A estatal proposta não substituirá o mercado; ela vai preencher lacunas e organizar a missão pública. Atuará diretamente em geração, transmissão, distribuição pontual e soluções de suprimento apenas quando necessário para a segurança do sistema, a modicidade tarifária e a inclusão — sobretudo em regiões e usos onde a lógica estrita de risco-retorno não fecha (Amazônia profunda, redes rurais dispendiosas, reforços de confiabilidade para serviços públicos e data centers críticos).
Nas demais frentes, contrata o setor privado por critérios competitivos, paga por resultado e sai quando houver oferta privada suficiente. É a diferença entre estatizar por princípio e agir por finalidade.
O desenho de governança tem de aprender com o passado e com as melhores práticas: Conselho de Administração técnico, com maioria indicada pela União; comitês de auditoria, riscos e pessoas; regras rígidas de integridade e de transações com partes relacionadas; relatórios integrados que combinem demonstrações financeiras a metas e entregas de política pública; dados abertos sobre obras, contratos e desempenho.
Se o legislador considerar útil, pode-se adotar ação de classe especial para proteger matérias sensíveis do estatuto — missão pública, alienação de ativos estratégicos, guarda de dados críticos e protocolos de resposta — sem engessar a gestão cotidiana. O objetivo é um só: profissionalismo com escrutínio.
No ecossistema institucional, vejo três rotas possíveis e compatíveis com a urgência:
- i) transformar a ENBPar e ampliar seu objeto para execução setorial plena;
- ii) criar uma holding pública de energia, mantendo a ENBPar focada em nucleares e binacionais; ou
- iii) instituir, por lei específica (art. 37, XIX, da Constituição), uma nova companhia aberta sob controle da União, que assuma, por contrato, programas como Luz para Todos, Procel e Proinfa — e lidere, com estados e municípios, as “zonas críticas digitais” para data centers e serviços públicos.
Haverá quem diga que isso custará caro. Mais caro é o apagão de oportunidades e a perpetuação do mapa da exclusão — inclusive a exclusão digital e elétrica. O PNSE dá previsibilidade às fontes de recursos e limita aventuras; o PNSEF prioriza o que salva vidas e destrava crescimento; o contrato de gestão trava repasses a entregas verificadas; e a governança da Lei das Estatais impõe disciplina e responsabiliza gestores.
Com isso, a estatal pode mobilizar capital privado com segurança jurídica, acelerar a universalização, fortalecer a transição energética e garantir energia firme para a economia de dados — sem capturar o Estado, sem onerar indevidamente a tarifa e sem o uso político de empregos.

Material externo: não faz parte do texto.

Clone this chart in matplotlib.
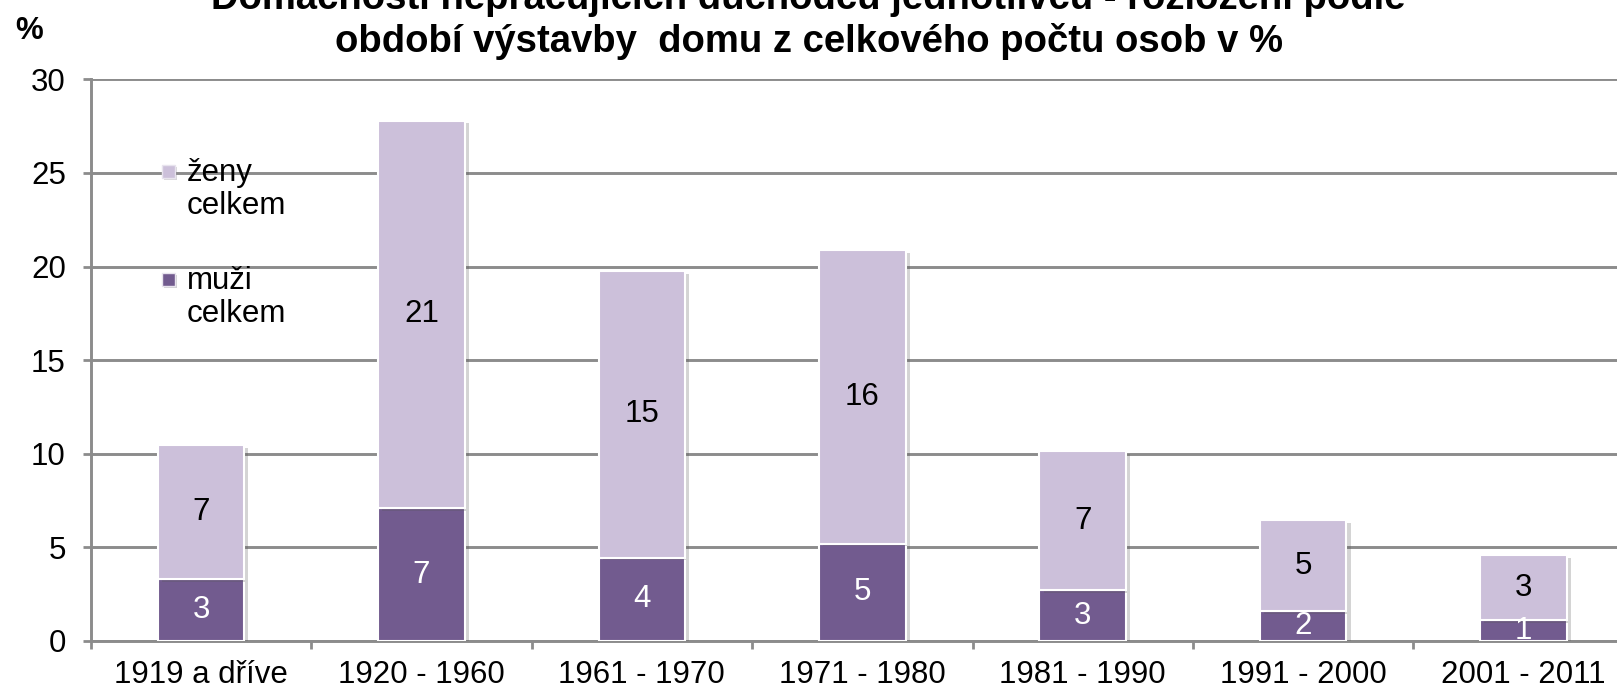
import matplotlib
matplotlib.use("Agg")
import matplotlib.pyplot as plt
import matplotlib.patheffects as pe
from matplotlib.patches import Rectangle
import numpy as np

categories = ["1919 a dříve", "1920 - 1960", "1961 - 1970", "1971 - 1980",
              "1981 - 1990", "1991 - 2000", "2001 - 2011"]
muzi = [3.3, 7.1, 4.45, 5.2, 2.7, 1.6, 1.1]
zeny = [7.16, 20.7, 15.3, 15.7, 7.43, 4.84, 3.47]
muzi_labels = ["3", "7", "4", "5", "3", "2", "1"]
zeny_labels = ["7", "21", "15", "16", "7", "5", "3"]
yticks = [0, 5, 10, 15, 20, 25, 30]
series_names = ["ženy", "muži"]

plt.rcParams['font.family'] = ['Liberation Sans', 'DejaVu Sans']
FS = 22.5

W, H = 1617, 693
fig = plt.figure(figsize=(W / 100, H / 100), dpi=100)
ax_l, ax_b, ax_w, ax_h = 90.8, 641, 1543, 561.6
ax = fig.add_axes([ax_l / W, 1 - ax_b / H, ax_w / W, ax_h / H])

x = np.arange(len(categories))
grid_c = "#8C8C8C"
c_m = "#725B8F"
c_z = "#CCC0DA"
shadow = [pe.withSimplePatchShadow(offset=(3, -2), alpha=0.25, shadow_rgbFace="#555555")]

ax.set_ylim(0, 30)
ax.set_xlim(-0.5, len(categories) - 0.5)
ax.set_yticks(yticks)
ax.yaxis.grid(True, color=grid_c, linewidth=2.1)
ax.set_axisbelow(True)

bm = ax.bar(x, muzi, width=0.393, color=c_m, edgecolor="white", linewidth=1.5,
            zorder=3, path_effects=shadow)
bz = ax.bar(x, zeny, width=0.393, bottom=muzi, color=c_z, edgecolor="white",
            linewidth=1.5, zorder=3, path_effects=shadow)

for xi, m, z, ml, zl in zip(x, muzi, zeny, muzi_labels, zeny_labels):
    ax.text(xi, m / 2, ml, ha="center", va="center", color="white", fontsize=FS, zorder=4)
    ax.text(xi, m + z / 2, zl, ha="center", va="center", color="black", fontsize=FS, zorder=4)

for s in ["top", "right"]:
    ax.spines[s].set_visible(False)
for s in ["left", "bottom"]:
    ax.spines[s].set_color(grid_c)
    ax.spines[s].set_linewidth(2.1)

ax.set_xticks(x)
ax.set_xticklabels(categories, fontsize=FS)
ax.set_xticks(np.arange(-0.5, len(categories) + 0.5, 1), minor=True)
ax.tick_params(axis="x", which="major", length=0, pad=14)
ax.tick_params(axis="x", which="minor", length=6, width=2, color=grid_c)
ax.tick_params(axis="y", length=6, width=2, color=grid_c, labelsize=FS, pad=12)

# legend (inside plot, no frame), square next to first line of each label
def ax_xy(px, py):
    return ((px - ax_l) / ax_w, (ax_b - py) / ax_h)

legend_items = [(series_names[0], c_z, 171), (series_names[1], c_m, 279)]
sq = 13
for name, col, py in legend_items:
    sx, sy = ax_xy(162, py + sq / 2)
    ax.add_patch(Rectangle((sx, sy), sq / ax_w, sq / ax_h, transform=ax.transAxes,
                           facecolor=col, edgecolor="#E8E4EE", linewidth=1, zorder=5,
                           path_effects=[pe.withSimplePatchShadow(offset=(1.5, -1.5), alpha=0.2)]))
    tx, ty = ax_xy(187, py + 2)
    ax.text(tx, ty, name, transform=ax.transAxes, ha="left", va="center",
            fontsize=FS, zorder=5)
    tx, ty = ax_xy(187, py + 35)
    ax.text(tx, ty, "celkem", transform=ax.transAxes, ha="left", va="center",
            fontsize=FS, zorder=5)

fig.text(0.5, 1 - 9 / H, "Domácnosti nepracujících důchodců jednotlivců - rozložení podle",
         ha="center", va="baseline", fontsize=27.5, fontweight="bold")
fig.text(0.5, 1 - 52 / H, "období výstavby  domu z celkového počtu osob v %",
         ha="center", va="baseline", fontsize=27.5, fontweight="bold")
fig.text(29 / W, 1 - 31 / H, "%", ha="center", va="center", fontsize=FS, fontweight="bold")

fig.savefig("out.png", dpi=100)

A discussão não é nostálgica; é estratégica. Energia elétrica não é só um ticker, é soberania, reindustrialização, cidadania e espinha dorsal da vida digital.
Privatizaram a marca; a missão é do Estado. Recriar a Eletrobrás como sociedade de economia mista — ancorada no PNSEF e no PNSE, comprometida com contratos de desempenho, preferência ao atendimento do poder público, foco em data centers e serviços digitais críticos e protocolos de resposta a crises — é uma decisão de maturidade institucional.
Ela devolve ao país a capacidade de articular planejamento com execução, integra políticas de universalização e eficiência, atende à expansão da economia de dados com segurança energética e coloca o povo — e não apenas o acionista — no centro do sistema elétrico brasileiro.
Israel Fernando de Carvalho Bayma é engenheiro eletricista e advogado.